Maximum Likelihood Estimation (MLE)

Maximum Likelihood Estimation (MLE) estimates an unknown parameter by choosing the value that makes the observed data most probable under the model.

1. Definition

Given i.i.d. observations $x_1,\dots,x_n$ from a model $p(x|\theta)$, the likelihood function is

$$L(\theta) = \prod_{i=1}^n p(x_i|\theta)$$

The MLE is

$$\hat{\theta}_{\text{MLE}} = \arg\max_\theta L(\theta)$$

Since $\log(\cdot)$ is strictly increasing, this is equivalent to maximizing the log-likelihood

$$\ell(\theta) = \log L(\theta) = \sum_{i=1}^n \log p(x_i|\theta)$$

For differentiable models, MLE is typically obtained by solving

$$\frac{\partial \ell(\theta)}{\partial \theta} = 0$$

and checking that the solution gives a maximum.

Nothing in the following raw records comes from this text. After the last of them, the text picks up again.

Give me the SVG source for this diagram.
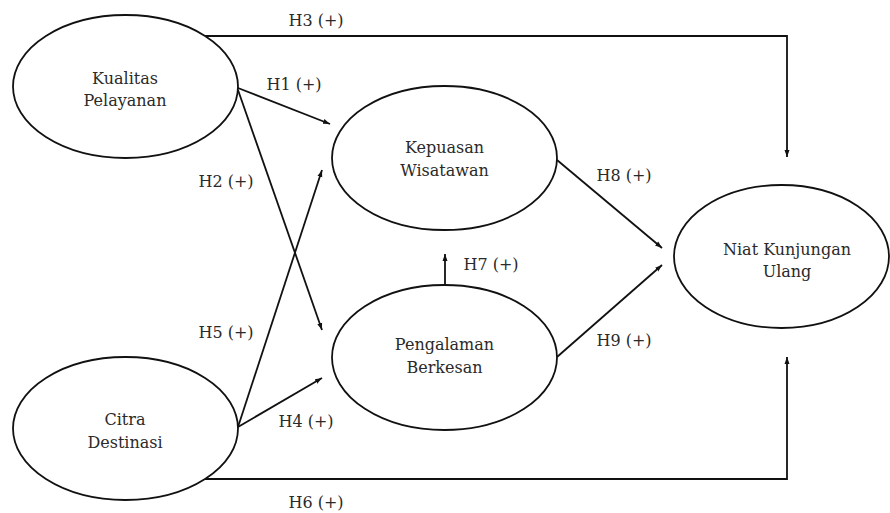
<svg xmlns="http://www.w3.org/2000/svg" width="890" height="513" viewBox="0 0 890 513">
<defs>
<marker id="ah" markerUnits="userSpaceOnUse" markerWidth="8" markerHeight="6" refX="7" refY="3" orient="auto">
<path d="M0,0.5 L7,3 L0,5.5 Z" fill="#111"/>
</marker>
<style>
.node ellipse{fill:#fff;stroke:#111;stroke-width:1.8}
text{font-family:'DejaVu Serif','Liberation Serif',serif;font-size:16px;fill:#2a2a2a;text-anchor:middle}
.conn path{fill:none;stroke:#111;stroke-width:1.8;marker-end:url(#ah)}
</style>
</defs>
<rect width="890" height="513" fill="#fff"/>
<g class="conn" id="connectors">
<path d="M203,36 H787 V157"/>
<path d="M205,479 H787 V357"/>
<path d="M238,88 L330,124"/>
<path d="M238,90 L322,330"/>
<path d="M238,427 L322,170"/>
<path d="M238,427 L322,378"/>
<path d="M445,285 V254"/>
<path d="M557,160 L662,248"/>
<path d="M557,357 L662,265"/>
</g>
<g id="labels">
<text x="316" y="26">H3 (+)</text>
<text x="294" y="90">H1 (+)</text>
<text x="226" y="187">H2 (+)</text>
<text x="226" y="338">H5 (+)</text>
<text x="306" y="427">H4 (+)</text>
<text x="316" y="508">H6 (+)</text>
<text x="491" y="270">H7 (+)</text>
<text x="624" y="181">H8 (+)</text>
<text x="624" y="346">H9 (+)</text>
</g>
<g class="node" id="kualitas">
<ellipse cx="125.5" cy="86.5" rx="112.5" ry="71.5"/>
<text x="125" y="84">Kualitas</text>
<text x="125" y="106">Pelayanan</text>
</g>
<g class="node" id="citra">
<ellipse cx="125.5" cy="428.5" rx="112.5" ry="71.5"/>
<text x="125" y="425">Citra</text>
<text x="125" y="448">Destinasi</text>
</g>
<g class="node" id="kepuasan">
<ellipse cx="444.5" cy="158" rx="112.5" ry="72"/>
<text x="444.5" y="153">Kepuasan</text>
<text x="444.5" y="176">Wisatawan</text>
</g>
<g class="node" id="pengalaman">
<ellipse cx="444.5" cy="357.5" rx="112.5" ry="72.5"/>
<text x="444.5" y="350">Pengalaman</text>
<text x="444.5" y="373">Berkesan</text>
</g>
<g class="node" id="niat">
<ellipse cx="781.5" cy="256.5" rx="107.5" ry="71.5"/>
<text x="787" y="255">Niat Kunjungan</text>
<text x="787" y="277">Ulang</text>
</g>
</svg>
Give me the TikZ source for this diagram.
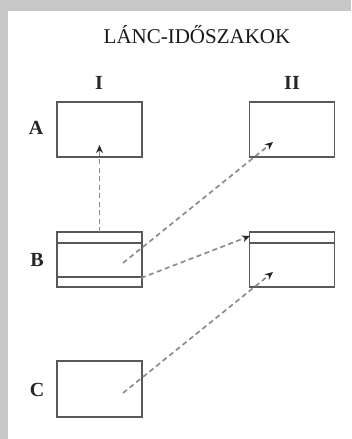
\documentclass[tikz,border=0pt]{standalone}
\usepackage{fontspec}
\setmainfont{Liberation Serif}
\usetikzlibrary{arrows.meta}
\begin{document}
\begin{tikzpicture}[x=1pt,y=-1pt,
  boxst/.style={draw=black!65,line width=1.5pt,minimum width=85pt,minimum height=55pt,inner sep=0pt,outer sep=0pt},
  lbl/.style={font=\bfseries\fontsize{20}{21}\selectfont,text=black!85,inner sep=0pt},
  darr/.style={draw=black!45,line width=1.7pt,dash pattern=on 5pt off 3.5pt,-{Stealth[length=8pt,width=7pt,color=black!85]}},
  inner/.style={draw=black!65,line width=1.5pt}]
\useasboundingbox (0,0) rectangle (351,439);
\fill[black!22] (0,0) rectangle (351,439);
\fill[white] (8,11) rectangle (351,439);
\node[inner sep=0pt,text=black!90,font=\fontsize{21}{22}\selectfont] (title) at (197,34.5) {LÁNC-IDŐSZAKOK};
\node[lbl] (cI) at (99,82.5) {I};
\node[lbl] (cII) at (292,82.5) {II};
\node[lbl] (rA) at (36,128) {A};
\node[lbl] (rB) at (37,260) {B};
\node[lbl] (rC) at (37,390) {C};
\node[boxst] (AI) at (99.5,129.5) {};
\node[boxst] (AII) at (292,129.5) {};
\node[boxst] (BI) at (99.5,259.5) {};
\node[boxst] (BII) at (292,259.5) {};
\node[boxst,minimum height=56pt] (CI) at (99.5,389) {};
\draw[inner] (BI.west |- 0,243) coordinate (b1l) -- (BI.east |- 0,243) coordinate (b1r);
\draw[inner] (BI.west |- 0,277) coordinate (b2l) -- (BI.east |- 0,277) coordinate (b2r);
\draw[inner] (BII.west |- 0,243) coordinate (b3l) -- (BII.east |- 0,243) coordinate (b3r);
\coordinate (s1) at (BI.north);
\coordinate (e1) at (99.5,145);
\coordinate (s2) at (123,263);
\coordinate (e2) at (273,142);
\coordinate (s3) at (141,278);
\coordinate (e3) at (250,236);
\coordinate (s4) at (123,393);
\coordinate (e4) at (273,272);
\draw[darr] (s1) -- (e1);
\draw[darr] (s2) -- (e2);
\draw[darr] (s3) -- (e3);
\draw[darr] (s4) -- (e4);
\end{tikzpicture}
\end{document}
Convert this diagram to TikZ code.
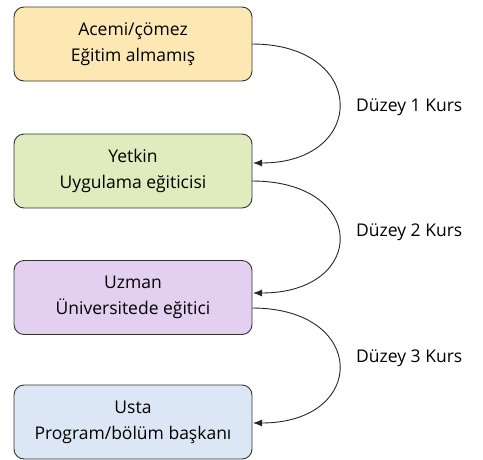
\documentclass[tikz,border=0pt]{standalone}
\usepackage{fontspec}
\setmainfont{Open Sans}
\usetikzlibrary{arrows.meta}
\begin{document}
\begin{tikzpicture}[x=1pt,y=-1pt,
  box/.style={draw=black!80, line width=0.9pt, rounded corners=10pt, minimum width=238pt, minimum height=74pt, align=center, font=\fontsize{17.5}{26}\selectfont, inner sep=0pt},
  conn/.style={draw=black!85, line width=0.9pt, -{Latex[length=9pt,width=7pt]}},
  lbl/.style={anchor=west, font=\fontsize{17.5}{20}\selectfont, inner sep=0pt}]
\useasboundingbox (0,0) rectangle (483,459);
\definecolor{c1}{HTML}{FDE8B4}
\definecolor{c2}{HTML}{E0EBBE}
\definecolor{c3}{HTML}{E3CFEF}
\definecolor{c4}{HTML}{DCE7F5}
\node[box, fill=c1] (a) at (133,44) {Acemi/çömez\\Eğitim almamış};
\node[box, fill=c2] (b) at (133,171) {Yetkin\\Uygulama eğiticisi};
\node[box, fill=c3] (c) at (133,297.5) {Uzman\\Üniversitede eğitici};
\node[box, fill=c4] (d) at (133,422) {Usta\\Program/bölüm başkanı};
\coordinate (a1) at (252,44);
\coordinate (b0) at (253,163);
\coordinate (b1) at (252,181);
\coordinate (c0) at (253,293);
\coordinate (c1) at (252,308);
\coordinate (d0) at (253,423);
\draw[conn] (a1) .. controls (368,44) and (368,163) .. (b0);
\draw[conn] (b1) .. controls (368,181) and (368,293) .. (c0);
\draw[conn] (c1) .. controls (368,308) and (368,423) .. (d0);
\node[lbl] (l1) at (356,107) {Düzey 1 Kurs};
\node[lbl] (l2) at (356,232) {Düzey 2 Kurs};
\node[lbl] (l3) at (356,358) {Düzey 3 Kurs};
\end{tikzpicture}
\end{document}
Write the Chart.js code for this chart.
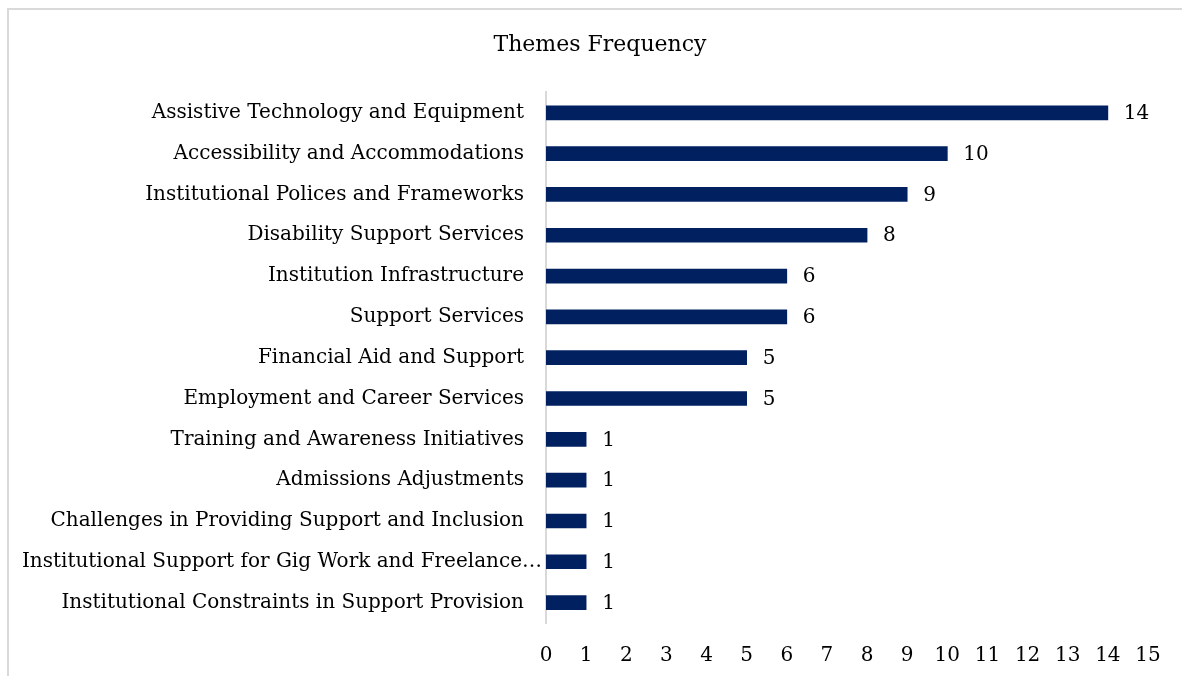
<!DOCTYPE html>
<html>
<head>
<meta charset="utf-8">
<script src="https://cdn.jsdelivr.net/npm/chart.js@4.4.0/dist/chart.umd.min.js"></script>
<style>
  html, body { margin: 0; padding: 0; background: #ffffff; }
  #wrap { position: relative; width: 1182px; height: 676px; overflow: hidden; }
  #frame { position: absolute; left: 7px; top: 8px; right: -10px; bottom: -10px;
           border-top: 2px solid #d9d9d9; border-left: 2px solid #d9d9d9; }
  canvas { position: absolute; left: 0; top: 0; }
</style>
</head>
<body>
<div id="wrap">
  <div id="frame"></div>
  <canvas id="chart" width="1182" height="676"></canvas>
</div>
<script>
// Themes and how often each one came up
const themes = [
  "Assistive Technology and Equipment",
  "Accessibility and Accommodations",
  "Institutional Polices and Frameworks",
  "Disability Support Services",
  "Institution Infrastructure",
  "Support Services",
  "Financial Aid and Support",
  "Employment and Career Services",
  "Training and Awareness Initiatives",
  "Admissions Adjustments",
  "Challenges in Providing Support and Inclusion",
  "Institutional Support for Gig Work and Freelance…",
  "Institutional Constraints in Support Provision"
];
const frequency = [14, 10, 9, 8, 6, 6, 5, 5, 1, 1, 1, 1, 1];
const xTicks = [0, 1, 2, 3, 4, 5, 6, 7, 8, 9, 10, 11, 12, 13, 14, 15];

const FONT = "'DejaVu Serif', serif";
const TEXT = "#000000";
const BAR = "#002060";

// Writes each bar's value just past its end
const valueLabels = {
  id: "valueLabels",
  afterDatasetsDraw(chart) {
    const ctx = chart.ctx;
    const meta = chart.getDatasetMeta(0);
    ctx.save();
    ctx.font = "20px " + FONT;
    ctx.fillStyle = TEXT;
    ctx.textAlign = "left";
    ctx.textBaseline = "middle";
    meta.data.forEach((bar, i) => {
      ctx.fillText(String(chart.data.datasets[0].data[i]), bar.x + 16, bar.y + 1);
    });
    ctx.restore();
  }
};

// Centres the title over the frame, and lets the truncated (…) category
// label run closer to the axis so it stays inside the frame
const layoutTweaks = {
  id: "layoutTweaks",
  afterLayout(chart) {
    if (chart.titleBlock) chart.titleBlock.left = 52;
  },
  beforeDraw(chart) {
    const y = chart.scales.y;
    const items = y.getLabelItems(chart.chartArea);
    items.forEach(item => {
      if (typeof item.label === "string" && item.label.endsWith("…")) {
        item.options.translation = [item.options.translation[0] + 18, item.options.translation[1]];
      }
    });
  }
};

new Chart(document.getElementById("chart"), {
  type: "bar",
  data: {
    labels: themes,
    datasets: [{
      data: frequency,
      backgroundColor: BAR,
      borderWidth: 0,
      barThickness: 14
    }]
  },
  options: {
    indexAxis: "y",
    responsive: false,
    animation: false,
    layout: { padding: { left: 0, right: 34, top: 0, bottom: 0 } },
    plugins: {
      legend: { display: false },
      tooltip: { enabled: false },
      title: {
        display: true,
        text: "Themes Frequency",
        color: TEXT,
        font: { family: FONT, size: 22, weight: "normal" },
        padding: { top: 32, bottom: 34 }
      }
    },
    scales: {
      x: {
        min: 0,
        max: 15,
        afterBuildTicks(scale) { scale.ticks = xTicks.map(v => ({ value: v })); },
        grid: { display: false, drawTicks: false },
        border: { display: false },
        ticks: {
          color: TEXT,
          font: { family: FONT, size: 20 },
          padding: 21,
          maxRotation: 0,
          autoSkip: false
        },
        afterFit(scale) {
          scale.height = 53;
          scale.paddingLeft = 0;
          scale.paddingRight = 0;
        }
      },
      y: {
        grid: { display: false, drawTicks: false },
        border: { display: true, color: "#d9d9d9", width: 2 },
        ticks: {
          color: TEXT,
          font: { family: FONT, size: 20 },
          padding: 22,
          autoSkip: false
        },
        afterFit(scale) { scale.width = 546; }
      }
    }
  },
  plugins: [valueLabels, layoutTweaks]
});
</script>
</body>
</html>
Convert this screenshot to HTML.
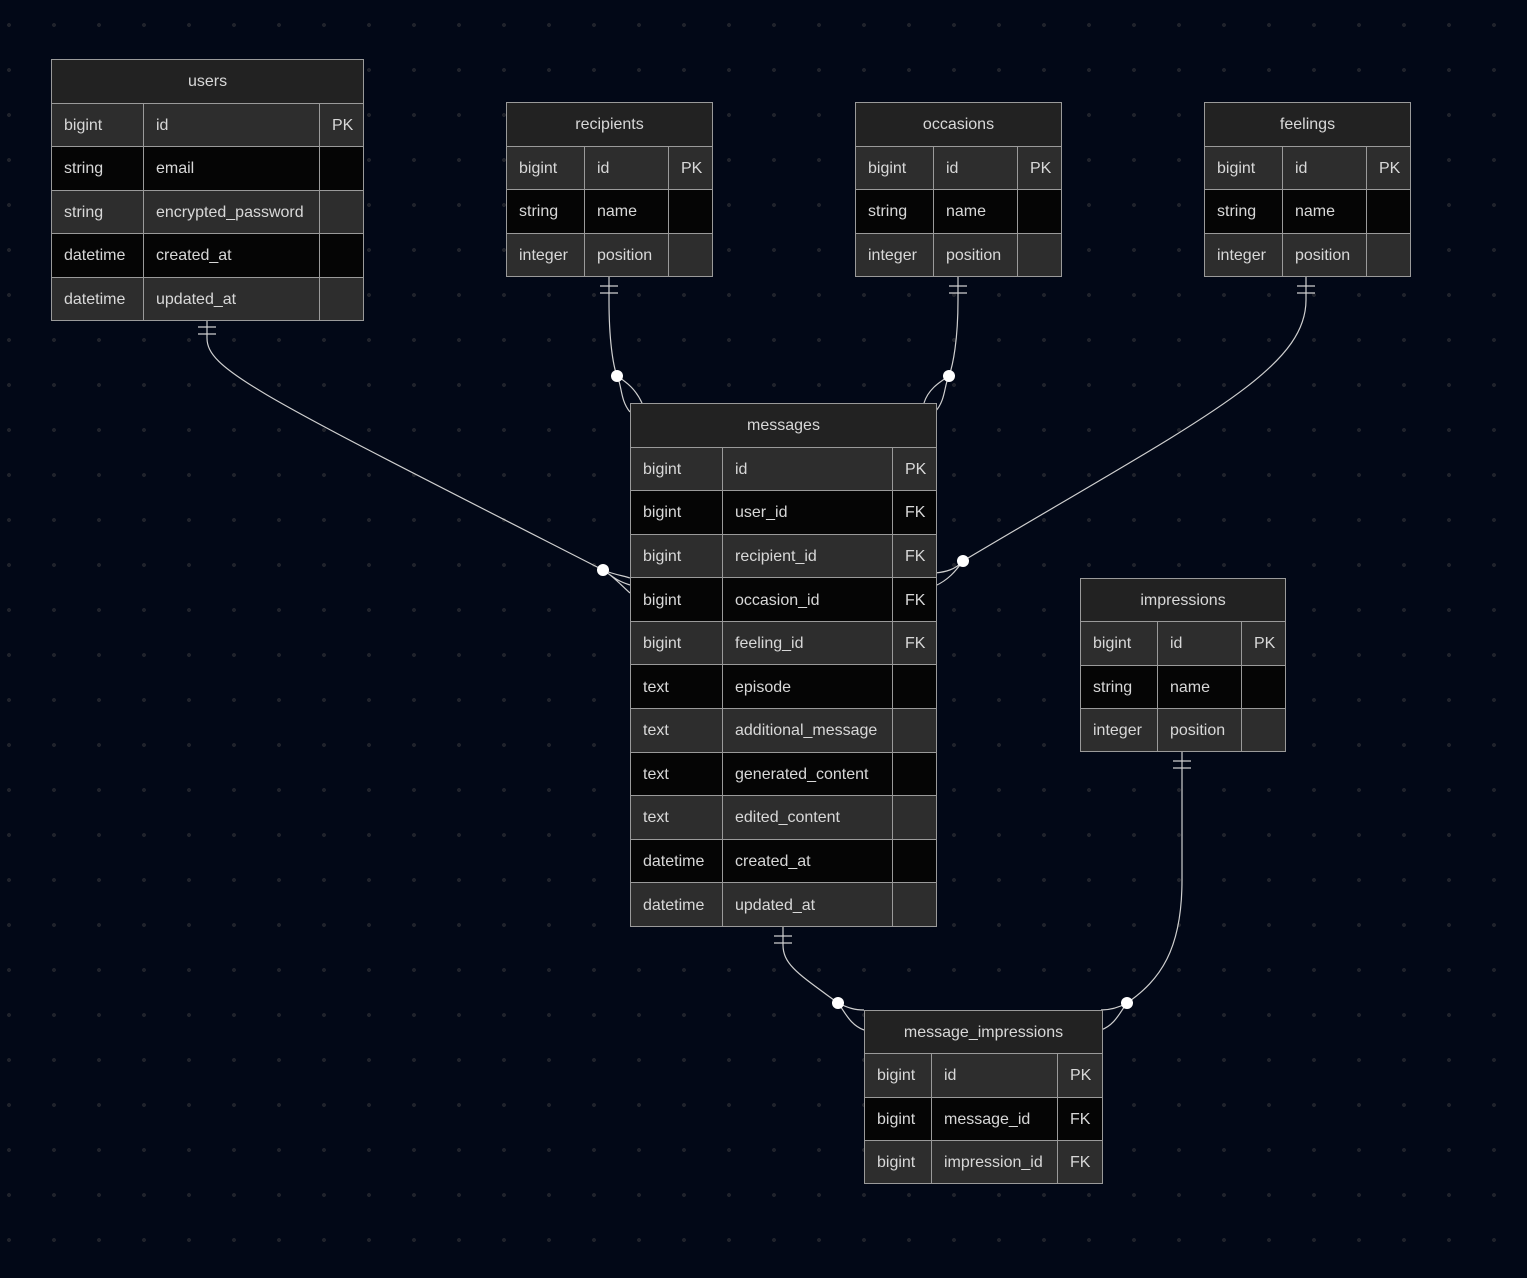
<!DOCTYPE html>
<html><head><meta charset="utf-8"><style>
html,body{margin:0;padding:0}
body{width:1527px;height:1278px;position:relative;overflow:hidden;background-color:#020817;
background-image:radial-gradient(circle,#1f222b 2px,transparent 2.1px);background-size:45px 45px;background-position:-13.5px 47.5px;
font-family:"Liberation Sans",sans-serif;}
table{position:absolute;border-collapse:collapse;table-layout:fixed;border:1.5px solid #9a9a9a;color:#d8d8d8;font-size:16px}
td,th{border:1px solid #9a9a9a;padding:2px 0 0 12px;white-space:nowrap;overflow:hidden}
th{background:#222;font-weight:normal;text-align:center;padding:2px 0 0 0}
tr:nth-child(even) td{background:#2d2d2d}
tr:nth-child(odd) td{background:#050505}
svg{position:absolute;left:0;top:0}
</style></head><body>
<svg width="1527" height="1278" fill="none" stroke="#cfcfcf" stroke-width="1.2">
<path d="M207,321 L207,338 C207,370 260,395 603,570"/>
<path d="M198,327 H216 M198,334 H216"/>
<path d="M603,570 C615,575 625,576 630,578 M603,570 C612,575 622,586 630,593 M603,570 C610,574 614,580 630,585"/>
<circle cx="603" cy="570" r="6" fill="#fff" stroke="none"/>
<path d="M609,277 L609,300 C609,340 613,365 617,376"/>
<path d="M600,286 H618 M600,293 H618"/>
<path d="M617,376 C622,385 620,400 630,412 M617,376 C628,383 636,390 642,403"/>
<circle cx="617" cy="376" r="6" fill="#fff" stroke="none"/>
<path d="M958,277 L958,300 C958,340 953,365 949,376"/>
<path d="M949,286 H967 M949,293 H967"/>
<path d="M949,376 C944,385 946,400 935,412 M949,376 C938,383 928,390 924,403"/>
<circle cx="949" cy="376" r="6" fill="#fff" stroke="none"/>
<path d="M1306,277 L1306,300 C1306,370 1200,420 963,561"/>
<path d="M1297,286 H1315 M1297,293 H1315"/>
<path d="M963,561 C955,570 945,572 935,573 M963,561 C955,572 948,580 935,586"/>
<circle cx="963" cy="561" r="6" fill="#fff" stroke="none"/>
<path d="M783,927 L783,945 C783,965 800,975 838,1003"/>
<path d="M774,936 H792 M774,943 H792"/>
<path d="M838,1003 C848,1008 855,1010 864,1010 M838,1003 C845,1012 850,1025 864,1030"/>
<circle cx="838" cy="1003" r="6" fill="#fff" stroke="none"/>
<path d="M1182,752 L1182,880 C1182,950 1160,980 1127,1003"/>
<path d="M1173,761 H1191 M1173,768 H1191"/>
<path d="M1127,1003 C1118,1008 1110,1010 1101,1010 M1127,1003 C1120,1012 1115,1025 1101,1030"/>
<circle cx="1127" cy="1003" r="6" fill="#fff" stroke="none"/>
</svg>

<table style="left:51px;top:59px;width:312px;height:262px">
<col style="width:92px"><col style="width:176px"><col style="width:44px">
<tr><th colspan="3">users</th></tr>
<tr><td>bigint</td><td>id</td><td>PK</td></tr>
<tr><td>string</td><td>email</td><td></td></tr>
<tr><td>string</td><td>encrypted_password</td><td></td></tr>
<tr><td>datetime</td><td>created_at</td><td></td></tr>
<tr><td>datetime</td><td>updated_at</td><td></td></tr>
</table>

<table style="left:506px;top:102px;width:206px;height:175px">
<col style="width:78px"><col style="width:84px"><col style="width:44px">
<tr><th colspan="3">recipients</th></tr>
<tr><td>bigint</td><td>id</td><td>PK</td></tr>
<tr><td>string</td><td>name</td><td></td></tr>
<tr><td>integer</td><td>position</td><td></td></tr>
</table>

<table style="left:855px;top:102px;width:206px;height:175px">
<col style="width:78px"><col style="width:84px"><col style="width:44px">
<tr><th colspan="3">occasions</th></tr>
<tr><td>bigint</td><td>id</td><td>PK</td></tr>
<tr><td>string</td><td>name</td><td></td></tr>
<tr><td>integer</td><td>position</td><td></td></tr>
</table>

<table style="left:1204px;top:102px;width:206px;height:175px">
<col style="width:78px"><col style="width:84px"><col style="width:44px">
<tr><th colspan="3">feelings</th></tr>
<tr><td>bigint</td><td>id</td><td>PK</td></tr>
<tr><td>string</td><td>name</td><td></td></tr>
<tr><td>integer</td><td>position</td><td></td></tr>
</table>

<table style="left:630px;top:403px;width:306px;height:524px">
<col style="width:92px"><col style="width:170px"><col style="width:44px">
<tr><th colspan="3">messages</th></tr>
<tr><td>bigint</td><td>id</td><td>PK</td></tr>
<tr><td>bigint</td><td>user_id</td><td>FK</td></tr>
<tr><td>bigint</td><td>recipient_id</td><td>FK</td></tr>
<tr><td>bigint</td><td>occasion_id</td><td>FK</td></tr>
<tr><td>bigint</td><td>feeling_id</td><td>FK</td></tr>
<tr><td>text</td><td>episode</td><td></td></tr>
<tr><td>text</td><td>additional_message</td><td></td></tr>
<tr><td>text</td><td>generated_content</td><td></td></tr>
<tr><td>text</td><td>edited_content</td><td></td></tr>
<tr><td>datetime</td><td>created_at</td><td></td></tr>
<tr><td>datetime</td><td>updated_at</td><td></td></tr>
</table>

<table style="left:1080px;top:578px;width:205px;height:174px">
<col style="width:77px"><col style="width:84px"><col style="width:44px">
<tr><th colspan="3">impressions</th></tr>
<tr><td>bigint</td><td>id</td><td>PK</td></tr>
<tr><td>string</td><td>name</td><td></td></tr>
<tr><td>integer</td><td>position</td><td></td></tr>
</table>

<table style="left:864px;top:1010px;width:238px;height:174px">
<col style="width:67px"><col style="width:126px"><col style="width:45px">
<tr><th colspan="3">message_impressions</th></tr>
<tr><td>bigint</td><td>id</td><td>PK</td></tr>
<tr><td>bigint</td><td>message_id</td><td>FK</td></tr>
<tr><td>bigint</td><td>impression_id</td><td>FK</td></tr>
</table>
</body></html>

MLE selects the parameter under which the observed sample is most likely to have been generated.

Consistency: Under regularity conditions, $\hat{\theta}_{\text{MLE}} \to \theta_0$ as $n \to \infty$.
Asymptotic Normality: For large $n$,

$$\sqrt{n}(\hat{\theta}_{\text{MLE}}-\theta_0) \xrightarrow{d} \mathcal{N}(0, I(\theta_0)^{-1})$$

where $I(\theta)$ is the Fisher Information.

Invariance: If $\hat{\theta}_{\text{MLE}}$ is the MLE of $\theta$, then the MLE of $g(\theta)$ is $g(\hat{\theta}_{\text{MLE}})$.

For latent-variable models, direct maximization of $\ell(\theta)$ is often difficult, which motivates methods such as EM and VI.